The Biden administration announced a new effort Thursday to recruit private citizens to sponsor new refugees seeking to come to the U.S.
The State Department said its Welcome Corps will allow sponsorships for up to 5,000 people. The volunteers would have to promise financial support, help signing up for schools and services, and other assistance during their first 90 days in the country.
In the first stage, the government would match willing sponsors with refugees flagged by the U.N. Eventually the administration hopes to have citizens recommend potential refugees, too.
“By launching the Welcome Corps, we build on a proud tradition of providing refuge and demonstrate the spirit and generosity of the American people as we commit to welcoming refugees in need of our support,” said Secretary of State Antony Blinken.
The project marks a new chapter in U.S. policy, seeking to expand average Americans’ buy-in on a critical humanitarian part of the U.S. immigration system.
Officials said the program grew out of experiences with Afghans, Ukrainians and migrants at the southern border, who have placed burdens on the country but also spurred an extraordinary outpouring of assistance.
Refugees are those who apply for protection from outside the U.S.
The president sets a cap each year on how many can be admitted. That figure was trimmed to just 18,000 in the final year under former President Donald Trump, but President Biden has set ambitious goals, including a cap of 125,000 this year.
Most refugees to reach the U.S. are first screened by the U.N.’s International Organization for Migration. They are vetted by the U.S. and then farmed out to a network of nongovernmental organizations such as the International Rescue Committee, Church World Service, Lutheran Immigration and Refugee Service and the U.S. Conference of Catholic Bishops.

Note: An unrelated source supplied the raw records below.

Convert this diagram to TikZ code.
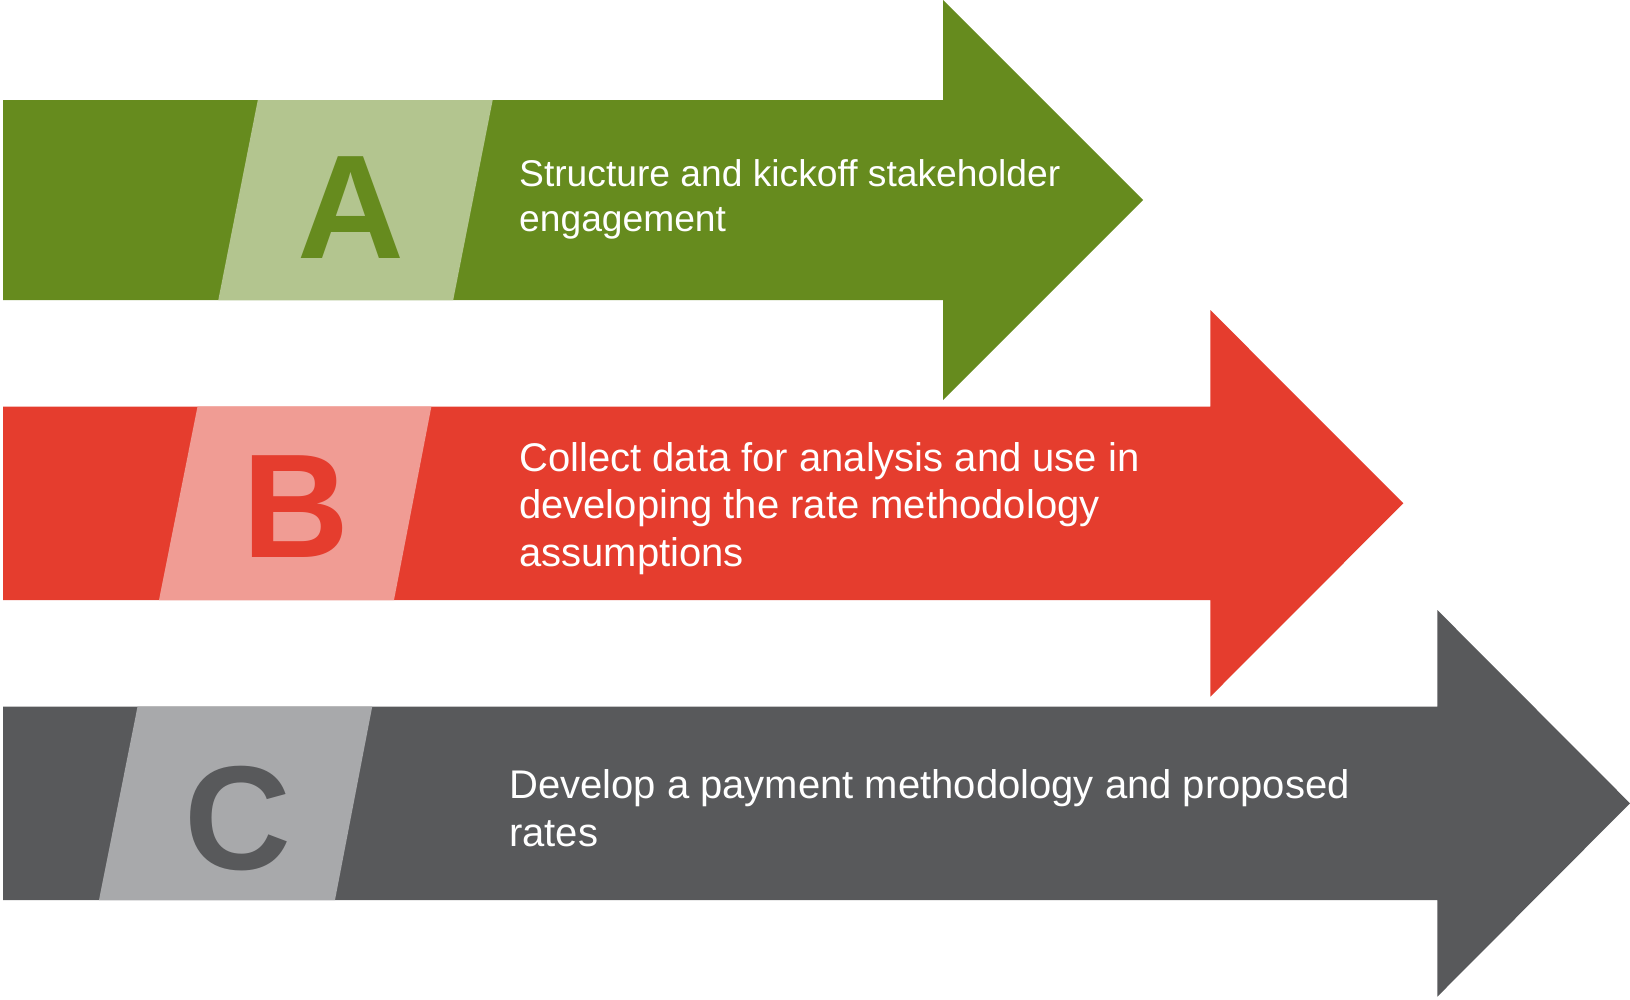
\documentclass[tikz,border=0pt]{standalone}
\usepackage{fontspec}
\setmainfont{Liberation Sans}
\definecolor{grnD}{RGB}{102,139,30}
\definecolor{grnL}{RGB}{179,197,143}
\definecolor{redD}{RGB}{229,61,46}
\definecolor{redL}{RGB}{240,156,148}
\definecolor{gryD}{RGB}{88,89,91}
\definecolor{gryL}{RGB}{168,169,171}
\tikzset{
  bodytext/.style={anchor=base west, inner sep=0pt, text=white, font=\fontsize{40}{47}\selectfont},
  bigletter/.style={anchor=base, inner sep=0pt, font=\fontsize{148}{155}\selectfont\bfseries}
}
\begin{document}
\begin{tikzpicture}[x=1pt,y=-1pt]
\useasboundingbox (0,0) rectangle (1630,999);
\fill[white] (0,0) rectangle (1630,999);
% green arrow
\fill[grnD] (3,100) -- (943,100) -- (943,0) -- (1143,200) -- (943,400) -- (943,300) -- (3,300) -- cycle;
\fill[grnL] (257.8,100) -- (492.7,100) -- (453.2,300) -- (218.3,300) -- cycle;
% red arrow
\fill[redD] (3,406.5) -- (1210.3,406.5) -- (1210.3,310) -- (1403.3,503.3) -- (1210.3,696.7) -- (1210.3,600) -- (3,600) -- cycle;
\fill[redL] (197.5,406.5) -- (431.4,406.5) -- (394,600) -- (159,600) -- cycle;
% gray arrow
\fill[gryD] (3,706.7) -- (1437.3,706.7) -- (1437.3,610) -- (1630,803.3) -- (1437.3,996.7) -- (1437.3,900) -- (3,900) -- cycle;
\fill[gryL] (137.5,706.7) -- (372.2,706.7) -- (335,900) -- (99,900) -- cycle;
% letters
\node[bigletter, text=grnD] (letA) at (351,258) {A};
\node[bigletter, text=redD] (letB) at (296,557) {B};
\node[bigletter, text=gryD] (letC) at (237.5,869) {C};
% texts
\node[bodytext, font=\fontsize{37.2}{45}\selectfont] (a1) at (519,186) {Structure and kickoff stakeholder};
\node[bodytext, font=\fontsize{37.2}{45}\selectfont] (a2) at (519,231) {engagement};
\node[bodytext] (b1) at (519,471) {Collect data for analysis and use in};
\node[bodytext] (b2) at (519,518.5) {developing the rate methodology};
\node[bodytext] (b3) at (519,566) {assumptions};
\node[bodytext] (c1) at (509,798) {Develop a payment methodology and proposed};
\node[bodytext] (c2) at (509,846) {rates};
\end{tikzpicture}
\end{document}
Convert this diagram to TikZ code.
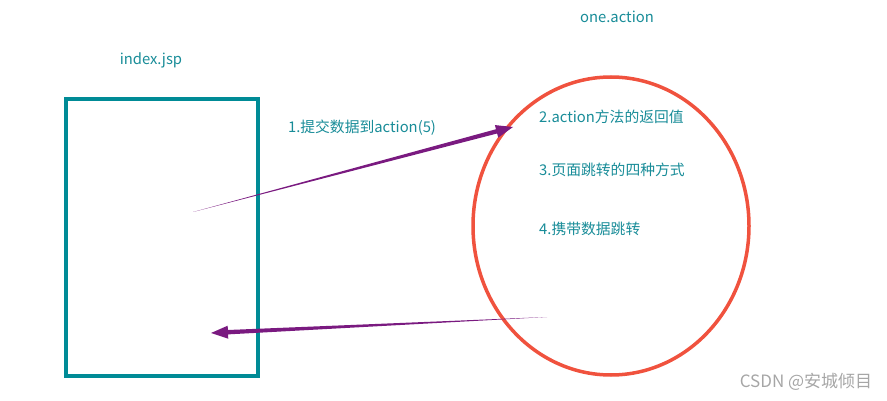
\documentclass[tikz,border=0pt]{standalone}
\usepackage{fontspec}
\setmainfont{Noto Sans CJK SC}
\usetikzlibrary{shapes.geometric,calc,positioning}

\definecolor{boxteal}{RGB}{0,139,150}
\definecolor{txtteal}{RGB}{24,140,152}
\definecolor{ringred}{RGB}{240,82,62}
\definecolor{arrpurple}{RGB}{122,26,128}

\tikzset{
    lbl/.style={text=txtteal, font=\fontsize{14.8}{17}\selectfont, inner sep=0pt},
    steplbl/.style={lbl, anchor=west}
}

% tapered arrow: \taper{tail}{tip}
\newcommand{\taper}[2]{%
    \coordinate (tb) at ($(#2)!17pt!(#1)$);
    \fill[arrpurple] (#1) -- ($(tb)!2.2pt!90:(#2)$) -- ($(tb)!6.5pt!90:(#2)$) -- (#2)
        -- ($(tb)!6.5pt!-90:(#2)$) -- ($(tb)!2.2pt!-90:(#2)$) -- cycle;
}

\begin{document}
\begin{tikzpicture}[x=1pt, y=-1pt]
        \useasboundingbox (0,0) rectangle (887,401);

        % Page box and action ring
        \node[draw=boxteal, line width=4pt, minimum width=192pt, minimum height=277pt, inner sep=0pt] (jsp) at (162,237.5) {};
        \node[ellipse, draw=ringred, line width=3.5pt, minimum width=276pt, minimum height=298pt, inner sep=0pt] (act) at (611,226) {};

        % Titles
        \node[lbl] (jsptitle) at (151,60) {index.jsp};
        \node[lbl] (acttitle) at (617,17) {one.action};

        % Steps
        \node[lbl] (submit) at (362,128) {1.提交数据到action(5)};
        \node[steplbl] (ret) at (539,117) {2.action方法的返回值};
        \node[steplbl] (jump) at (539,170) {3.页面跳转的四种方式};
        \node[steplbl] (carry) at (539,229) {4.携带数据跳转};

        % Request and response
        \coordinate (reqfrom) at (193,212);
        \coordinate (reqto) at (513,127);
        \coordinate (resfrom) at (547,317);
        \coordinate (resto) at (211,333);
        \taper{reqfrom}{reqto}
        \taper{resfrom}{resto}

        % Watermark
        \node[text=gray!70, font=\fontsize{17}{19}\selectfont, inner sep=0pt] (mark) at (806,382) {CSDN @安城倾目};
    \end{tikzpicture}
\end{document}
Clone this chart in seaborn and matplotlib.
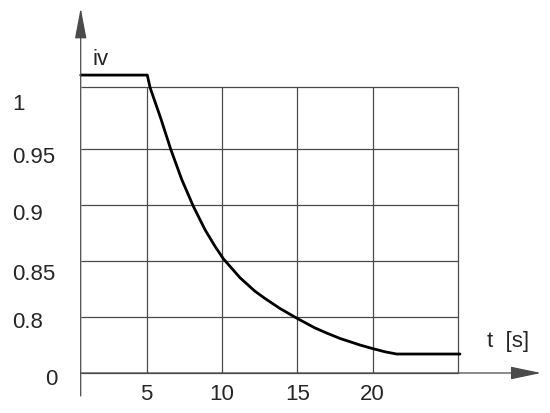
import numpy as np
import matplotlib
matplotlib.use('Agg')
import matplotlib.pyplot as plt
from matplotlib.transforms import offset_copy
import seaborn as sns

# curve: time [s] and iv value
time_s = [0.62, 5.04, 5.22, 5.93, 6.59, 7.32, 8.09, 8.87, 9.54, 10.09, 11.2,
          12.19, 12.86, 13.85, 15.0, 16.18, 16.95, 17.84, 19.16, 19.98,
          20.82, 21.6, 25.8]
iv = [1.01, 1.01, 1.0, 0.975, 0.95, 0.923, 0.899, 0.878, 0.863, 0.852, 0.835,
      0.823, 0.8165, 0.8076, 0.779, 0.643, 0.571, 0.493, 0.40, 0.35,
      0.303, 0.271, 0.271]

x_ticks = [5, 10, 15, 20]
x_tick_labels = ['5', '10', '15', '20']
y_ticks = [0, 0.8, 0.85, 0.9, 0.95, 1.0]
y_tick_labels = ['0', '0.8', '0.85', '0.9', '0.95', '1']
t_end = 25.7

# broken y axis: value -> grid row position
brk_vals = [-1.6, 0, 0.8, 0.85, 0.9, 0.95, 1.0, 1.1]
brk_pos = [-2, 0, 1, 2, 3, 4, 5.1, 7.3]

def fwd(v):
    return np.interp(v, brk_vals, brk_pos)

def inv(p):
    return np.interp(p, brk_pos, brk_vals)

# helpers to place layout items by image pixel (from top-left)
def xpx(px):
    return (px - 71.4) / 15.06

def ypx(py):
    return float(inv((374 - py) / 56))

sns.set_theme(style='white')
plt.rcParams['font.family'] = ['Liberation Sans', 'DejaVu Sans']

fig = plt.figure(figsize=(5.5, 4.14), dpi=100)
ax = fig.add_axes([0, 0, 1, 1])
ax.set_yscale('function', functions=(fwd, inv))
ax.set_xlim(xpx(0), xpx(550))
ax.set_ylim(ypx(414), ypx(0))
ax.axis('off')

grid_col = '#4a4a4a'
x0 = xpx(80.7)

# grid
ax.hlines(y_ticks, x0, t_end, color=grid_col, lw=0.9)
ax.vlines(x_ticks + [t_end], 0, 1.0, color=grid_col, lw=0.9)

# axes with arrows
ax.annotate('', xy=(x0, ypx(9)), xytext=(x0, ypx(397)),
            arrowprops=dict(arrowstyle='-|>,head_length=1.9,head_width=0.36',
                            mutation_scale=10, lw=0.9, color=grid_col,
                            shrinkA=0, shrinkB=0))
ax.annotate('', xy=(xpx(541), 0), xytext=(x0, 0),
            arrowprops=dict(arrowstyle='-|>,head_length=1.9,head_width=0.4',
                            mutation_scale=10, lw=0.9, color=grid_col,
                            shrinkA=0, shrinkB=0))

# curve
sns.lineplot(x=time_s, y=iv, ax=ax, color='black', lw=2.0,
             sort=False, estimator=None, solid_joinstyle='round')

# tick labels
fs = 16
y_off = [6, 4, 12, 8, 7, 16]
for val, lab, off in zip(y_ticks, y_tick_labels, y_off):
    tr = offset_copy(ax.transData, fig=fig, x=0, y=-off, units='dots')
    if lab == '0':
        ax.text(xpx(58), val, lab, transform=tr, ha='right', va='center', fontsize=fs)
    else:
        ax.text(xpx(12), val, lab, transform=tr, ha='left', va='center', fontsize=fs)

tr_x = offset_copy(ax.transData, fig=fig, x=0, y=-21, units='dots')
for val, lab in zip(x_ticks, x_tick_labels):
    ax.text(val, 0, lab, transform=tr_x, ha='center', va='center', fontsize=fs)

# axis names
ax.text(xpx(92), ypx(65), 'iv', ha='left', va='baseline', fontsize=fs)
ax.text(xpx(487), ypx(347), 't  [s]', ha='left', va='baseline', fontsize=fs)

fig.savefig('out.png', dpi=100)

Those NGOs, which receive federal funding for their assistance, have been severely taxed by the massive numbers of migrants that have arrived at the southern border and through other avenues during the Biden administration.
The new program announced Thursday would allow private citizens to provide similar assistance. Volunteers can pool together to sponsor a single refugee.
They would need to raise $2,275 per refugee, with the money going to immediate needs such as new clothes, furniture or a security deposit on housing.
The private sponsors are also responsible for assisting new refugees with securing essential documentation, transportation and employment, setting up benefits and enrolling school-aged children in school.
Sponsors will be required to submit a detailed welcome plan before being approved by the State Department.
The length of sponsorship under the new program lasts 90 days. Refugees have access to some federal benefit programs as well.
The Biden administration has tested private sponsorship in a program announced last year to bring in Ukrainians fleeing the war in their country, and in a program last fall to welcome Venezuelans who otherwise might have shown up at the border as illegal immigrants.
Those migrants were brought in under Homeland Security’s “parole” powers rather than the refugee program, which is a joint operation between Homeland Security and the State Department.
Krish O’Mara Vignarajah, president and CEO of Lutheran Immigration and Refugee Service commended the Biden administration for taking a “forward-thinking approach to leveraging the generosity of the American spirit.”
“We are hopeful that this pilot will be thoughtfully implemented to make certain that sponsors are sufficiently equipped with the necessary resources and know-how to ensure the best possible outcomes for refugee families in their care,” she said.
Ms. Vignarajah noted, however, that resettlement efforts have not been the primary barrier for the Biden administration in reaching its refugee admissions targets over the past two years.
“The Biden administration must prioritize the streamlining of refugee admissions, which remain regrettably low this fiscal year,” she said. “Without urgent action to increase efficiency, it risks letting the compassion of individual sponsors and the expertise of professional refugee resettlement organizations go to waste.”